At the heart of “To the Hands,” Pacific Chorale’s season-opening program based on Caroline Shaw’s 2016 work of the same name, is the idea of effecting change and empowering people to help others. Conductor and Artistic Director Robert Istad is facing questions about the purpose and efficacy of art head-on in this special choral-theatrical concert.
Directed by Marty Austin Lamar, the production — incorporating dance, projections, and what Istad refers to as a “musical collage” of works from Dieterich Buxtehude to Sarah McLachlan — is coming to the Samueli Theater at Segerstrom Center for the Arts on Sept. 14 and 15. Pacific Chorale has partnered with the OC Food Bank to encourage concertgoers to bring donations, and as Istad proudly told SF Classical Voice, the ensemble has already collected hundreds of pounds of food.
This concert is not just a season opener for Istad but an opportunity to start changing the culture of Pacific Chorale. “We’re going to get more involved in mobilizing the over 250 people that sing with us, [having them] be more than performers in our community,” he said. “[This isn’t just a] special and important moment in the artistic development of Pacific Chorale but also in our transformation into a really community-centered organization.”
Shaw’s To the Hands was commissioned by the Philadelphia chamber choir The Crossing for its “Seven Responses” project, a set of pieces mirroring Buxtehude’s cantata cycle Membra Jesu nostri. Each of Buxtehude’s cantatas is devoted to one of seven suffering parts of Jesus’s body during the crucifixion, and Shaw responded to Ad manus, hence To the Hands.
Istad explained that Shaw’s score leans deeply into connecting Christ’s hands with his actions. “She imagines that if Christ were alive and walking the world today, walking the planet, that he would be helping the homeless and refugees and those that are displaced,” he said.

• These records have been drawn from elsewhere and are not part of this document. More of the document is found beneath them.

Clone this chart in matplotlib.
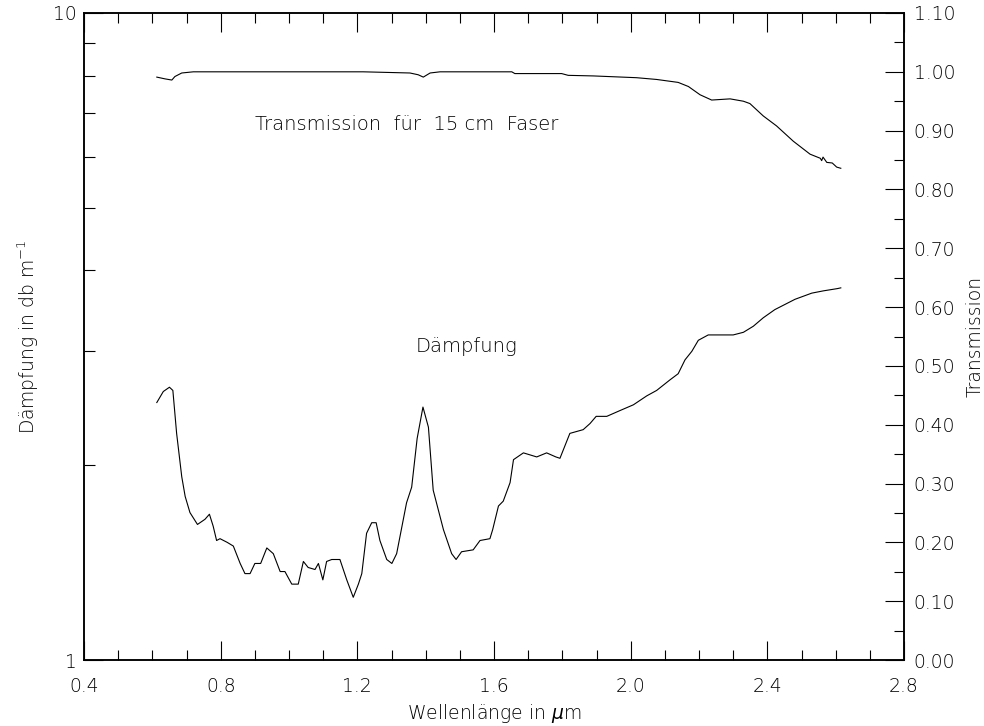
import matplotlib
matplotlib.use('Agg')
import matplotlib.pyplot as plt
from matplotlib.ticker import FixedLocator, NullFormatter, MultipleLocator

plt.rcParams['font.family'] = ['DejaVu Sans']
plt.rcParams['font.weight'] = 200
plt.rcParams['axes.labelweight'] = 200
plt.rcParams['mathtext.fontset'] = 'dejavusans'

# Daempfung (dB/m) vs. Wellenlaenge (um), left log axis
wl_att = [0.613, 0.632, 0.650, 0.660, 0.671, 0.686, 0.696, 0.710, 0.732, 0.754,
          0.767, 0.778, 0.788, 0.798, 0.819, 0.837, 0.857, 0.871, 0.886, 0.900,
          0.917, 0.935, 0.954, 0.974, 0.988, 1.008, 1.027, 1.042, 1.056, 1.076,
          1.086, 1.099, 1.110, 1.125, 1.149, 1.169, 1.188, 1.203, 1.213, 1.227,
          1.242, 1.255, 1.266, 1.286, 1.301, 1.315, 1.344, 1.359, 1.375, 1.392,
          1.408, 1.422, 1.452, 1.476, 1.489, 1.505, 1.539, 1.559, 1.588, 1.596,
          1.613, 1.627, 1.647, 1.657, 1.686, 1.725, 1.754, 1.781, 1.793, 1.822,
          1.861, 1.881, 1.899, 1.930, 1.969, 2.008, 2.047, 2.076, 2.115, 2.139,
          2.159, 2.179, 2.198, 2.227, 2.256, 2.300, 2.330, 2.359, 2.388, 2.422,
          2.481, 2.530, 2.564, 2.605, 2.615]
att = [2.50, 2.60, 2.64, 2.61, 2.24, 1.92, 1.79, 1.69, 1.62, 1.65,
       1.68, 1.61, 1.53, 1.54, 1.52, 1.50, 1.41, 1.36, 1.36, 1.41,
       1.41, 1.49, 1.46, 1.37, 1.37, 1.31, 1.31, 1.42, 1.39, 1.38,
       1.41, 1.33, 1.42, 1.43, 1.43, 1.33, 1.25, 1.31, 1.36, 1.57,
       1.63, 1.63, 1.53, 1.43, 1.41, 1.46, 1.75, 1.85, 2.20, 2.46,
       2.29, 1.83, 1.59, 1.46, 1.43, 1.47, 1.48, 1.53, 1.54, 1.59,
       1.73, 1.76, 1.88, 2.04, 2.09, 2.06, 2.09, 2.06, 2.05, 2.24,
       2.27, 2.32, 2.38, 2.38, 2.43, 2.48, 2.56, 2.61, 2.71, 2.77,
       2.91, 3.00, 3.12, 3.18, 3.18, 3.18, 3.21, 3.28, 3.38, 3.48,
       3.61, 3.69, 3.72, 3.75, 3.76]

# Transmission fuer 15 cm Faser, right linear axis
wl_tr = [0.613, 0.637, 0.657, 0.666, 0.686, 0.720, 0.983, 1.217, 1.354, 1.378,
         1.393, 1.413, 1.442, 1.652, 1.661, 1.798, 1.817, 1.891, 2.017, 2.076,
         2.139, 2.169, 2.203, 2.237, 2.291, 2.330, 2.349, 2.388, 2.427, 2.476,
         2.525, 2.555, 2.559, 2.563, 2.574, 2.590, 2.603, 2.615]
trans = [0.991, 0.988, 0.986, 0.992, 0.998, 1.000, 1.000, 1.000, 0.998, 0.995,
         0.991, 0.998, 1.000, 1.000, 0.997, 0.997, 0.994, 0.993, 0.990, 0.987,
         0.982, 0.975, 0.961, 0.952, 0.954, 0.950, 0.946, 0.925, 0.908, 0.882,
         0.860, 0.853, 0.849, 0.855, 0.846, 0.845, 0.838, 0.836]

fig = plt.figure(figsize=(9.84, 7.26), dpi=100)
ax = fig.add_axes([0.0854, 0.0909, 0.8333, 0.8912])
ax2 = ax.twinx()

ax.plot(wl_att, att, color='black', lw=0.8)
ax2.plot(wl_tr, trans, color='black', lw=0.8)

ax.set_xlim(0.4, 2.8)
ax.set_yscale('log')
ax.set_ylim(1, 10)
ax2.set_ylim(0, 1.1)

fs = 13.5
ax.xaxis.set_minor_locator(MultipleLocator(0.1))
ax.set_xticks([0.4, 0.8, 1.2, 1.6, 2.0, 2.4, 2.8])
ax.set_xticklabels(['0.4', '0.8', '1.2', '1.6', '2.0', '2.4', '2.8'])
ax.yaxis.set_major_locator(FixedLocator([1, 10]))
ax.set_yticklabels(['1', '10'])
ax.yaxis.set_minor_locator(FixedLocator([2, 3, 4, 5, 6, 7, 8, 9]))
ax.yaxis.set_minor_formatter(NullFormatter())

ax2.yaxis.set_minor_locator(MultipleLocator(0.05))
ax2.set_yticks([i / 10 for i in range(12)])
ax2.set_yticklabels(['%.2f' % (i / 10) for i in range(12)])

ax.tick_params(axis='x', which='major', direction='in', length=14, width=0.8,
               top=True, labelsize=fs, pad=12)
ax.tick_params(axis='x', which='minor', direction='in', length=7, width=0.8, top=True)
ax.tick_params(axis='y', which='major', direction='in', length=14, width=0.8,
               labelsize=fs, pad=5)
ax.tick_params(axis='y', which='minor', direction='in', length=8, width=0.8)
ax2.tick_params(axis='y', which='major', direction='in', length=14, width=0.8,
                labelsize=fs, pad=7)
ax2.tick_params(axis='y', which='minor', direction='in', length=7, width=0.8)

for a in (ax, ax2):
    for s in a.spines.values():
        s.set_linewidth(1.1)

ax.set_xlabel('Wellenlänge in $\\mu$m', fontsize=fs, va='center')
ax.set_ylabel('Dämpfung in db m$^{-1}$', fontsize=fs, va='center')
ax2.set_ylabel('Transmission', fontsize=fs, va='center')
ax.xaxis.set_label_coords(0.5, -0.082)
ax.yaxis.set_label_coords(-0.068, 0.5)
ax2.yaxis.set_label_coords(1.087, 0.5)

ax2.text(0.90, 0.91, 'Transmission  für  15 cm  Faser', fontsize=14,
         ha='left', va='center')
ax.text(1.37, 3.05, 'Dämpfung', fontsize=14, ha='left', va='center')

fig.savefig('out.png', dpi=100)
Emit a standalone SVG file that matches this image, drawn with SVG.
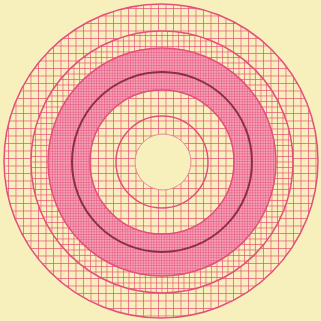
<svg xmlns="http://www.w3.org/2000/svg" width="321" height="321" viewBox="0 0 321 321">
<style>
.bg{fill:#f7f0bd}
.edge{fill:none;stroke:#e2507a;stroke-width:1.5}
</style>
<defs>
<pattern id="g7" patternUnits="userSpaceOnUse" width="7.5" height="7.5" x="0.5" y="0.5">
<path d="M0 0H7.5M0 0V7.5" stroke="#ea4f78" stroke-width="1.4" fill="none"/>
</pattern>
<pattern id="g5" patternUnits="userSpaceOnUse" width="5.5" height="5.5" x="2" y="2">
<path d="M0 0H5.5M0 0V5.5" stroke="#ea4f78" stroke-width="1.3" fill="none"/>
</pattern>
<pattern id="fine" patternUnits="userSpaceOnUse" width="2.6" height="2.6">
<path d="M0 0H2.6M0 0V2.6" stroke="#e4467a" stroke-width="0.9" fill="none"/>
</pattern>
</defs>
<rect width="321" height="321" class="bg"/>
<g id="ring-outer">
<circle cx="161" cy="161" r="157" class="bg"/>
<circle cx="161" cy="161" r="157" fill="url(#g7)"/>
<circle cx="161" cy="161" r="157" class="edge"/>
</g>
<g id="ring-2">
<circle cx="162" cy="162" r="131" class="bg"/>
<circle cx="162" cy="162" r="131" fill="url(#g5)"/>
<circle cx="162" cy="162" r="131" class="edge"/>
</g>
<g id="band-dense">
<circle cx="162" cy="162" r="114" fill="#f4a2b4"/>
<circle cx="162" cy="162" r="114" fill="url(#fine)"/>
<circle cx="162" cy="162" r="114" class="edge"/>
</g>
<g id="ring-inner">
<circle cx="162" cy="162" r="72" class="bg"/>
<circle cx="162" cy="162" r="72" fill="url(#g7)"/>
<circle cx="162" cy="162" r="72" class="edge"/>
<circle cx="162" cy="162" r="46" class="edge"/>
</g>
<g id="hole">
<circle cx="163" cy="162" r="28" class="bg"/>
<circle cx="163" cy="162" r="28" fill="none" stroke="#e88a98" stroke-width="1"/>
</g>
<g id="dark-circle">
<circle cx="162" cy="162" r="90" fill="none" stroke="#8a3048" stroke-width="2"/>
</g>
</svg>
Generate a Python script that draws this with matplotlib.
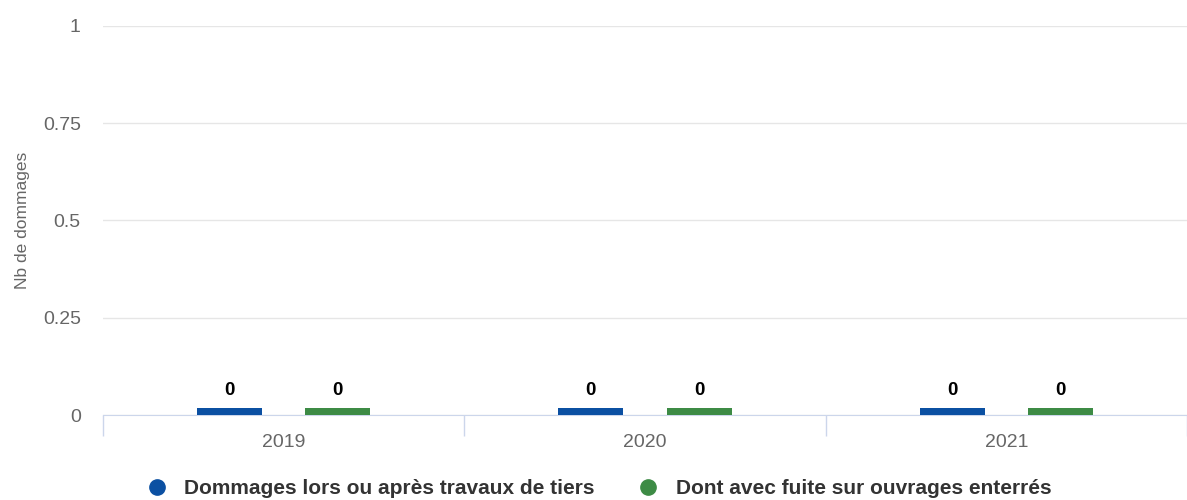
import matplotlib.pyplot as plt
import numpy as np
from matplotlib.lines import Line2D

plt.rcParams['font.family'] = ['Liberation Sans', 'DejaVu Sans']

years = ['2019', '2020', '2021']
dommages = [0, 0, 0]
fuite = [0, 0, 0]
series_names = ['Dommages lors ou après travaux de tiers',
                'Dont avec fuite sur ouvrages enterrés']
colors = ['#0b50a2', '#3d8b45']

fig = plt.figure(figsize=(11.87, 5.0), dpi=100)
ax = fig.add_axes([103/1187, 85/500, 1084/1187, 389/500])

x = np.arange(len(years))
w = 0.18
minh = 0.018  # highcharts-style minimum visible bar height
for vals, off, c in [(dommages, -0.15, colors[0]), (fuite, 0.15, colors[1])]:
    h = [max(v, minh) for v in vals]
    ax.bar(x + off, h, width=w, color=c, zorder=3)
    for xi, v, hi in zip(x, vals, h):
        ax.text(xi + off, hi + 0.045, str(v), ha='center', va='center',
                fontsize=13.5, fontweight='bold', color='black')

ax.set_xlim(-0.5, 2.5)
ax.set_ylim(0, 1)
ax.set_yticks([0, 0.25, 0.5, 0.75, 1])
ax.set_yticklabels(['0', '0.25', '0.5', '0.75', '1'])
ax.grid(axis='y', color='#e6e6e6', linewidth=1, zorder=0)
ax.set_xticks(x)
ax.set_xticklabels(years)
ax.set_xticks([-0.5, 0.5, 1.5, 2.5], minor=True)
ax.tick_params(axis='x', which='major', length=0, pad=14, labelsize=14, labelcolor='#666666')
ax.tick_params(axis='x', which='minor', length=15, color='#ccd6eb', width=1)
ax.tick_params(axis='y', length=0, pad=16, labelsize=14, labelcolor='#666666')
for s in ['top', 'right', 'left']:
    ax.spines[s].set_visible(False)
ax.spines['bottom'].set_color('#ccd6eb')
ax.set_ylabel('Nb de dommages', fontsize=12.5, color='#666666', labelpad=9)

handles = [Line2D([], [], marker='o', linestyle='', markersize=11,
                  markerfacecolor=c, markeredgecolor=c) for c in colors]
leg = fig.legend(handles, series_names, loc='center', bbox_to_anchor=(0.5, 0.022),
                 ncol=2, frameon=False, handletextpad=0.3, columnspacing=1.6,
                 prop={'size': 15, 'weight': 'bold'})
for t in leg.get_texts():
    t.set_color('#333333')

fig.savefig('out.png', dpi=100)
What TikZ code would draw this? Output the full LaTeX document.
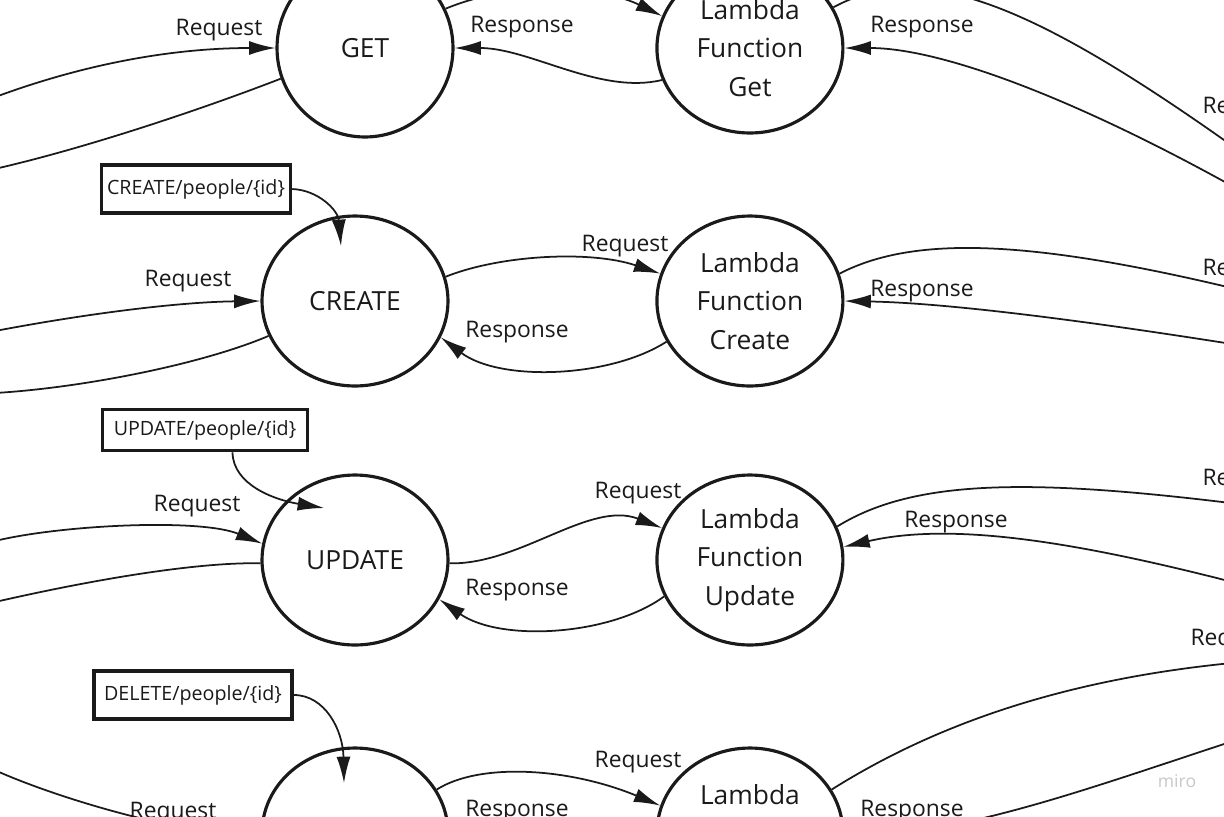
\documentclass[tikz,border=0pt]{standalone}
\usepackage{fontspec}
\setmainfont{Open Sans}
\usetikzlibrary{positioning,shapes.geometric,arrows.meta}
\definecolor{ink}{HTML}{1A1A1A}

\begin{document}
\begin{tikzpicture}[x=0.02cm, y=-0.02cm, on grid, semithick,
  >={Latex[length=15pt,width=8pt]},
  flow/.style={draw=ink, line width=1pt},
  method/.style={ellipse, draw=ink, line width=1.8pt, inner sep=0pt,
    minimum width=3.72cm, minimum height=3.4cm, text=ink,
    font=\fontsize{15}{22}\selectfont, align=center},
  lambda/.style={method},
  route/.style={rectangle, draw=ink, line width=2pt, inner sep=0pt,
    text=ink, font=\fontsize{11.2}{13}\selectfont},
  lbl/.style={text=ink, font=\fontsize{13}{15}\selectfont, inner sep=0pt}
]
\useasboundingbox (0,0) rectangle (1224,816);
\clip (0,0) rectangle (1224,816);

% method nodes and their lambdas
\node[method, minimum width=3.52cm, minimum height=3.56cm] (GET) at (365,48) {GET};
\node[lambda, right=7.7cm of GET] (LG) {Lambda\\Function\\Get};
\node[method] (CREATE) at (355,301) {CREATE};
\node[lambda, right=7.9cm of CREATE] (LC) {Lambda\\Function\\Create};
\node[method] (UPDATE) at (355,560) {UPDATE};
\node[lambda, right=7.9cm of UPDATE] (LU) {Lambda\\Function\\Update};
\node[method] (DELETE) at (355,833) {};
\node[lambda, right=7.9cm of DELETE] (LD) {Lambda\\~\\~};

% routes
\node[route, minimum width=3.78cm, minimum height=0.96cm] (crbox) at (196,189) {CREATE/people/\{id\}};
\node[route, minimum width=4.1cm, minimum height=0.82cm] (upbox) at (205,430) {UPDATE/people/\{id\}};
\node[route, minimum width=3.96cm, minimum height=0.96cm] (debox) at (193,695) {DELETE/people/\{id\}};

% loose ends
\coordinate (getin) at (-10,99);
\coordinate (getout) at (-10,170);
\coordinate (lgout) at (1300,195);
\coordinate (lgresp) at (1300,225);
\coordinate (crtip) at (341,246);
\coordinate (crin) at (-5,331);
\coordinate (crout) at (-5,393);
\coordinate (lcout) at (1300,305);
\coordinate (lcresp) at (1300,355);
\coordinate (uptip) at (324,508);
\coordinate (upin) at (-5,541);
\coordinate (upout) at (-5,602);
\coordinate (luout) at (1300,512);
\coordinate (luresp) at (1300,600);
\coordinate (detip) at (344,783);
\coordinate (dein) at (-10,768);
\coordinate (ldout) at (1300,658);
\coordinate (ldresp) at (1300,720);

% GET
\draw[flow,->] (getin) .. controls (80,65) and (170,48) .. (GET.west);
\draw[flow] (GET.200) .. controls (200,110) and (80,150) .. (getout);
\draw[flow,->] (GET.26) .. controls (520,-22) and (605,-12) .. (LG.160);
\draw[flow,->] (LG.200) .. controls (600,95) and (530,48) .. (GET.east);
\draw[flow] (LG.26) .. controls (930,-45) and (1050,10) .. (lgout);
\draw[flow,->] (lgresp) .. controls (1110,112) and (950,48) .. (LG.east);

% CREATE
\draw[flow,->] (crbox.east) .. controls (318,190) and (338,210) .. (crtip);
\draw[flow,->] (crin) .. controls (90,313) and (180,302) .. (CREATE.west);
\draw[flow] (CREATE.202) .. controls (200,365) and (80,388) .. (crout);
\draw[flow,->] (CREATE.15) .. controls (500,255) and (590,250) .. (LC.163);
\draw[flow,->] (LC.206) .. controls (610,378) and (500,382) .. (CREATE.-23);
\draw[flow] (LC.17) .. controls (920,232) and (1050,240) .. (lcout);
\draw[flow,->] (lcresp) .. controls (1100,322) and (950,303) .. (LC.east);

% UPDATE
\draw[flow,->] ([xshift=0.55cm]upbox.south) .. controls (233,485) and (275,500) .. (uptip);
\draw[flow,->] (upin) .. controls (60,525) and (200,518) .. (UPDATE.170);
\draw[flow] (UPDATE.182) .. controls (200,562) and (100,578) .. (upout);
\draw[flow,->] (UPDATE.-2) .. controls (520,565) and (590,500) .. (LU.160);
\draw[flow,->] (LU.203) .. controls (610,636) and (500,642) .. (UPDATE.-25);
\draw[flow] (LU.21) .. controls (920,475) and (1050,478) .. (luout);
\draw[flow,->] (luresp) .. controls (1100,545) and (960,520) .. (LU.8);

% DELETE
\draw[flow,->] (debox.east) .. controls (325,695) and (343,730) .. (detip);
\draw[flow,->] (dein) .. controls (60,800) and (180,833) .. (DELETE.west);
\draw[flow,->] (DELETE.28) .. controls (480,762) and (570,768) .. (LD.163);
\draw[flow] (LD.28) .. controls (950,715) and (1100,668) .. (ldout);
\draw[flow,->] (ldresp) .. controls (1150,765) and (980,835) .. (LD.east);

% labels
\node[lbl] (l1) at (219,30) {Request};
\node[lbl] (l2) at (522,27) {Response};
\node[lbl] (l3) at (922,27) {Response};
\node[lbl, anchor=west] (l4) at (1202,108) {Request};
\node[lbl] (l5) at (188,281) {Request};
\node[lbl] (l6) at (625,246) {Request};
\node[lbl] (l7) at (517,332) {Response};
\node[lbl] (l8) at (922,291) {Response};
\node[lbl, anchor=west] (l9) at (1202,270) {Request};
\node[lbl] (l10) at (197,506) {Request};
\node[lbl] (l11) at (638,493) {Request};
\node[lbl] (l12) at (517,590) {Response};
\node[lbl] (l13) at (956,522) {Response};
\node[lbl, anchor=west] (l14) at (1202,480) {Request};
\node[lbl] (l15) at (173,813) {Request};
\node[lbl] (l16) at (638,762) {Request};
\node[lbl] (l17) at (517,811) {Response};
\node[lbl] (l18) at (912,811) {Response};
\node[lbl, anchor=west] (l19) at (1190,640) {Request};
\node[text=black!22, font=\fontsize{10}{12}\selectfont] (wm) at (1177,781) {miro};
\end{tikzpicture}
\end{document}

Using a combination of text from the original Ad manus, a reconfiguration of Emma Lazarus’s poem “The New Colossus,” and data from the Internal Displacement Monitoring Centre, Shaw weaves a poignant work that meditates on the breadth of suffering experienced by displaced and disenfranchised people.
On first hearing the work, Istad realized that he wanted to program Shaw’s composition with Buxtehude’s, recognizing Shaw’s piece in particular as worthy of much wider popularity in the choral sphere. “But I’ll tell you, [the piece] just worked its way inside of my heart,” Istad said. “And since I took the job at Pacific Chorale, I [knew that I wanted] to go deeper with this piece.”
Shaw’s work is scored for a 16-voice choir and string quintet — in this performance, members of Delirium Musicum, headed by violinist Etienne Gara. Lamar, the production’s director, has an impressively broad background as a vocalist, composer, director, and actor. And in his job at Metropolitan A.M.E. Church in Washington, D.C., he also “lives a very deep spiritual life,” Istad said, making Lamar uniquely qualified for this project.
“What I really appreciate about Marty is that he is calling the singers in to have an emotional experience, a connected experience with one another and then with the audience,” Istad said. “He himself sees the audience as the real focus of the performance. And so [he’s] devising a concept around bringing an audience into our own emotional vulnerability as singers. I think that’s something that’s completely new in choral music.”
Istad has interleaved the two major pieces on the program with largely unaccompanied arrangements of songs that he believes amplify the message of compassion for others and the self. He is excited to present a solo version of McLachlan’s “Fear.” “It’s about, ‘I want to leave this relationship, but I’m afraid,’” he explained. “How many of us are scared to do something because we just don’t know what to do?”
Istad feels that this is the crux at which the program can inspire people to action. He wants performers and audiences to recognize that they can help their community, even if they don’t know how to solve the whole problem, even if the magnitude of the problem can feel paralyzing.
“You don’t have to solve the problem,” he said, “but you can be part of the solution.”